El segundo capítulo de El taller de
filosofía es a nuestro parecer el más nutritivo y el más necesario. Está
relacionado con las miserias de esta rama del saber que hemos mencionado. Da en
el blanco, sin explicitarlo, con uno de los mayores problemas de la filosofía
real: la mayoría de los filósofos no saben escribir. Sí, evidentemente, a un
nivel del buen colegial que no comete faltas de ortografía, pero escribir con
claridad, concisión y belleza es territorio vedado para muchos de ellos. Unos
lo hacen mal por verdadera incapacidad. Otros porque creen que escribir
críptico y rebuscado es lo que tienen que hacer para mimetizarse con el rol de
filósofo y así tener algún tipo de valor personal. En ambos casos es escritura
de mala calidad, y con escritura de mala calidad sólo se puede hacer mala
filosofía
¿Por qué hay celebrados filósofos que
escriben tan rematadamente mal?¿Por qué se valora el escribir embrollado y sin
agilidad? De fondo late la sospecha de que hay en ello una voluntad de
convertir a la filosofía en un saber gnóstico, un conocimiento
secreto y minoritario al que sólo se puede acceder mediante un selecto cuerpo
de interlocutores encargado de traducir esa sabiduría para el mediocre público
general. O peor incluso, que sólo sea apta para disfrute de estos
interlocutores.
Los filósofos que escriben con la
pericia del mejor novelista, como Ortega y Gasset, Julián Marías o Fernando
Savater son denigrados por ello, disuadiendo a las siguientes generaciones de
que cuiden la claridad de su exposición. Se establece el razonamiento así de que
para ser buen filósofo hay que escribir mal.

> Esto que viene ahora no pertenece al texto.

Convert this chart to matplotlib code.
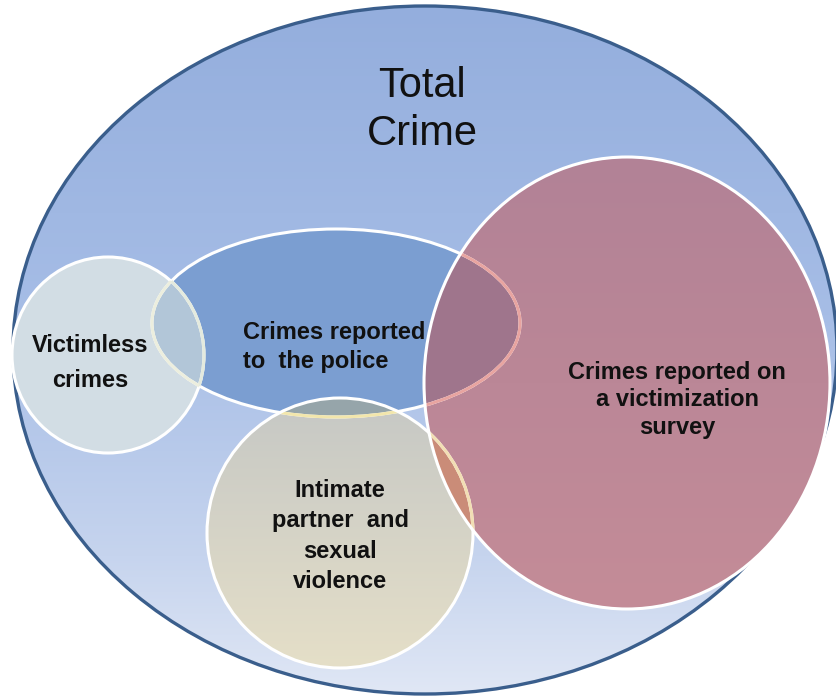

(Gustavo Bueno, que personifica como
nadie la incapacidad para ordenar palabras de tal manera que resulten
comprensibles, acusó a Savater de no hacer tratados de filosofía sino
redacciones escolares. Quizá no va del todo desencaminado. Pero el término
“redacción” es especialmente interesante. Redactar es precisamente lo que sabe
hacer Savater y Bueno no. Éste último creía que escribir obtuso y plúmbeo le
daba cierto empaque prestigiador. Pero eso es sencillamente no saber redactar.
Savater por lo menos sabe encadenar dos o tres frases legibles).
Los que quieren atenerse al rol de
filósofo sostendrán que los anhelos de precisión ontológica no dan para
florituras. Y podemos admitir este argumento, pero es que no todo es metafísica
en la filosofía; también hay filósofos que cuando trabajan materias como la
antropología o la estética, que sí favorece una escritura más viva, siguen con
su prosa de lija.
Y por ganarnos ya definitivamente la
hoguera, habría que preguntarse si se puede considerar que llegan a la
inteligencia media unos señores que no son capaces de escribir al nivel de un
bachiller talentoso o un concejal medio dotado para la retórica.
Así que si a El taller de filosofía
le quitamos las exclamaciones con las que reverencia lo que él llama la vida
intelectual, y nos quedamos con lo que tiene de instructivo para escribir
filosofía y poder vivir de ello, lo saludamos como un buen manual que además apunta,
tal vez involuntariamente, sobre las fallas de la filosofía.